On Friday I was talking about the Wellington exhibition with a friend who’d just been to see it at the NPG. He knows vastly more about Wellington than I do – he first told me the Duke’s remark: ‘when it’s time to turn over, it’s time to turn out – and he thoroughly enjoyed the exhibition, all of it, except for Goya’s portrait which he has never admired.

My friend has an Augustan sensibility, and Goya is not to his taste. But it reminded me that Goya, particularly Goya the portraitist, does polarise opinion, and sometimes people dislike his portraits for the same reason that others love them: the sense that Goya deliberately ridicules his sitters.

A while ago I was taking with a friend who is a painter about this portrait of King Charles IV and his Family, 1798 – 1800, in the Prado.

the-family-of-charles-iv

(c) Museo del Prado

He believed – as many people do – that this is a straightforwardly satirical painting, intended to make the King and his family look ridiculous – ‘as if the corner baker and his wife have won the lottery’ in the later words of Thèophile Gautier.

In fact there is no evidence that Goya did other than tell the truth. Goya paints the person in front of him, as they are right then, not the ideal of them. He is honest, incapable of either flattery or ridicule. Queen Maria Luisa was no beauty. She said it herself. But she ruled the roost and she takes centre stage. Goya’s eye for the psychology of the sitters is instinctive and uncompromising. It is part of his whole conception of portraiture. That is why he is an artistic revolutionary and a genius.

Soon we’ll have a chance to judge Goya properly as a portraitist. There will be a superb-sounding exhibition at the National Gallery, Goya: The Portraits from October 7th 2015 – January 16th 2016, bringing together fifty of his portraits. I’m looking forward to it.

I had said that looking at Goya’s Wellington you could believe this was a man who’d spent five years fighting a war. And Goya understood what war was like. Paul Cox reminds us that the Disasters of War series was begun in the same year as Wellington’s portrait. Later I was trying to think of another image to compare it with – certainly not Thomas Heaphy’s beautiful head sketches, which give no hint of being painted in the field. This famous photo by Don Cullin, Shell-shocked soldier, Hué 1968, was the only image that came to mind.

don_mccullin_1000_yard_stare

(c) Don Cullin

Goya’s portrait, particularly the red chalk drawing, shows the same ‘thousand yard stare.’ This must be the first time that had been captured in art.

i_181

(c) British Museum.

I discovered I wasn’t the first person to think this. Dan Peterson, artist and illustrator, made the comparison after visiting the British Museum’s Goya exhibition in 2012.
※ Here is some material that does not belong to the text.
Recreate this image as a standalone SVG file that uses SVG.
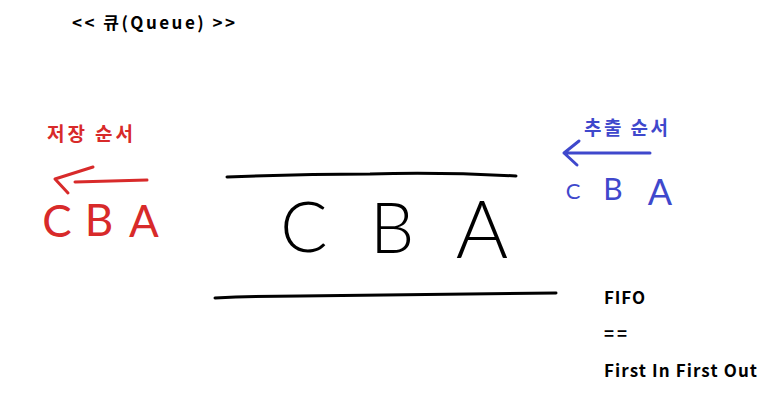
<svg xmlns="http://www.w3.org/2000/svg" width="780" height="405" viewBox="0 0 780 405">
<style>
.t{font-family:"Noto Sans CJK KR","Liberation Sans",sans-serif;font-weight:bold;}
.hand{font-family:"Lato","DejaVu Sans",sans-serif;font-weight:300;text-anchor:middle;}
.hand2{font-family:"Lato","DejaVu Sans",sans-serif;font-weight:normal;text-anchor:middle;}
.ln{fill:none;stroke-linecap:round;stroke-linejoin:round;}
</style>
<rect width="780" height="405" fill="#ffffff"/>
<g id="title"><text class="t" x="72" y="29" font-size="17" fill="#000" textLength="163" lengthAdjust="spacing">&lt;&lt; 큐(Queue)  &gt;&gt;</text></g>
<g id="queue">
<g id="connectors">
<path class="ln" d="M227,177 Q300,174 370,174 Q440,172 516,176" stroke="#000" stroke-width="3"/>
<path class="ln" d="M215,298 Q260,296 300,296 Q430,294 556,293" stroke="#000" stroke-width="3"/>
</g>
<text class="hand" x="304" y="252" font-size="70" fill="#000">C</text>
<text class="hand" x="392" y="253" font-size="70" fill="#000">B</text>
<text class="hand" x="482" y="258" font-size="80" fill="#000">A</text>
</g>
<g id="store">
<text class="t" x="47" y="141" font-size="19" fill="#d82a2a" textLength="86" lengthAdjust="spacing">저장 순서</text>
<path class="ln" d="M147,180 L75,182 M93,167 L55,179 L68,193" stroke="#d82a2a" stroke-width="3"/>
<text class="hand2" x="57" y="237" font-size="44" fill="#d82a2a">C</text>
<text class="hand2" x="99" y="236" font-size="44" fill="#d82a2a">B</text>
<text class="hand2" x="144" y="237" font-size="44" fill="#d82a2a">A</text>
</g>
<g id="extract">
<text class="t" x="584" y="135" font-size="19" fill="#3f48cc" textLength="84" lengthAdjust="spacing">추출 순서</text>
<path class="ln" d="M650,153 L564,153 M579,141 L564,153 L577,165" stroke="#3f48cc" stroke-width="3"/>
<text class="hand2" x="573" y="199" font-size="22" fill="#3f48cc">C</text>
<text class="hand2" x="613" y="200" font-size="30" fill="#3f48cc">B</text>
<text class="hand2" x="660" y="205" font-size="36" fill="#3f48cc">A</text>
</g>
<g id="fifo">
<text class="t" x="604" y="304" font-size="17" fill="#000" textLength="41" lengthAdjust="spacing">FIFO</text>
<text class="t" x="604" y="340" font-size="17" fill="#000" textLength="23" lengthAdjust="spacing">==</text>
<text class="t" x="604" y="377" font-size="17" fill="#000" textLength="153" lengthAdjust="spacing">First In First Out</text>
</g>
</svg>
One final thought occurred to me after I wrote about the exhibition last week. I was surprised at Napoleon’s underestimation of Wellington – ‘the British are bad troops and Wellington is a bad general’ – given Wellington’s unbroken record of success against French armies. At the very least, Napoleon was forgetting one of his own maxims. Whenever anyone told him so-and-so was a good general, he would ask ‘Yes, but is he lucky?’ And Wellington, a master strategist and tactician whose meticulous generalship and military instinct excluded the possibility of chance at any turn, was also blessed with the most spectacular luck – an idea I’m sure he would have dismissed as ‘stuff.’